Igor TOMBERG, (c)
Leading Researcher Center for External Economic Studies Institute for International Economic and Political Studies
Russian Academy of Sciences Ph. D. (Economics)
The contract concerning the construction of the North European gas pipeline (NEGP) signed on September 8, 2005 in Berlin in the presence of Vladimir Putin and Gerhard Schroder is among the most remarkable world-significant political events of the recent months.
According to the terms of the contract between Gazprom and the German BASF and E. ON companies, the new gas pipeline which is going to run across the Baltic Sea water area will bring Russian gas directly to Germany while bypassing the East European countries, the relations with which leave much to be desired. Russia has made a real breakthrough into Europe not only in the energetic but also in the political sphere.

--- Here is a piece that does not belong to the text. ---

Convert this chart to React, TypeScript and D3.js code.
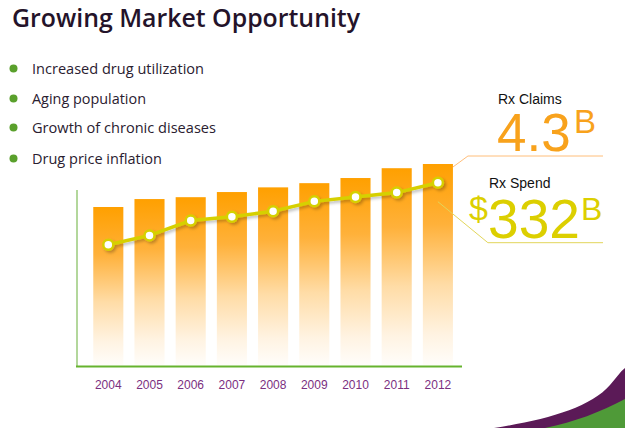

The subsea section of the NEGP will start at the onshore compressor plant, which is to be constructed in the Portovaya Bay (near the town of Vyborg). The length of the subsea section of the gas pipeline from Vyborg to Greifswald in Germany will be 1189 km. Varios versions stipulate gas pipeline production rate of 19 to 30 billion cubic metres per year. The Project is going to respond to the real market demands. After reaching the rated capacity, the two gas pipeline strings will transmit 55 billion cmpy of the fuel annually.
The total volume of investments to the construction of the subsea section of the North-European gas pipeline (as a one-string version) is estimated as 2 billion Euro, while the overall cost of the NEGP is about $5.7 billion. The project-tied lending is planned. The largest international banks expressed interest in credit granting. The construction of the first string at the Russian territory will be started by Gazprom as soon as in autumn 2005. The German partners, E. ON AG and BASF, will construct the pipeline from the other end.
In order to connect the NEGP to the unified gas supply system of Russia, the construction of a Gryazovets-Vyborg gas pipeline is planned. The new gas pipeline will run along the Vologda and Leningrad regions, which will provide meeting the increasing gas demand of St-Petersburg and adjacent regions.
Gas supply by the NEGP is planned to start in 2010.
The real interest of Europeans in a new gas-main can be judged from the fact how fast the European Commission has approved the Russian-German contract. At the press conference in Brussels, a representative of the European Commission Rupert Krietemeyer said: "We welcome any infrastructure that provides gas supply to
the EC countries." Moreover, official Brussels appears to have ignored the disquietude of Poland and the Baltic countries. The economic expediency overweighed the attempts at "Russia curbing, " although European Union has been led this way by some countries of ex-Soviet block. The economic foundation of the NEGP Project proved to be much more solid than the political manoeuvring around it.
The consequences of the Hurricane Katrina seem to have compelled Europeans to look in a new way at the problems of energy security of their countries. The stability of energy supply to Europe for the nearest decades depends on the relations with Russia. This was the main statement of the speech of the British Energy Minister Malcolm Wicks on September 13, 2005 in Moscow.
Whereas the dependence on the Russian gas in Germany is estimated to be 30%, that in the East European countries approaches 50%. On the one hand, this frightens Europeans and they are ready to impose restrictions (the proposal to restrict the quota of one gas supplier by 25% has long been considered in Brussels; however, the threat of gas deficiency in Europe caused by the drop of the gas production in the North Sea casts doubt on the sensibility of quoting). On the other hand, an increase in the gas consumption above the level of 100 billion cubic meters stipulated by the concluded long-term contracts is expected at the European gas market by 2010. The operating gas pipelines from Russia to Europe would be unable to fully meet this growing demand. The North-Europran gas pipeline project was started to solve this problem.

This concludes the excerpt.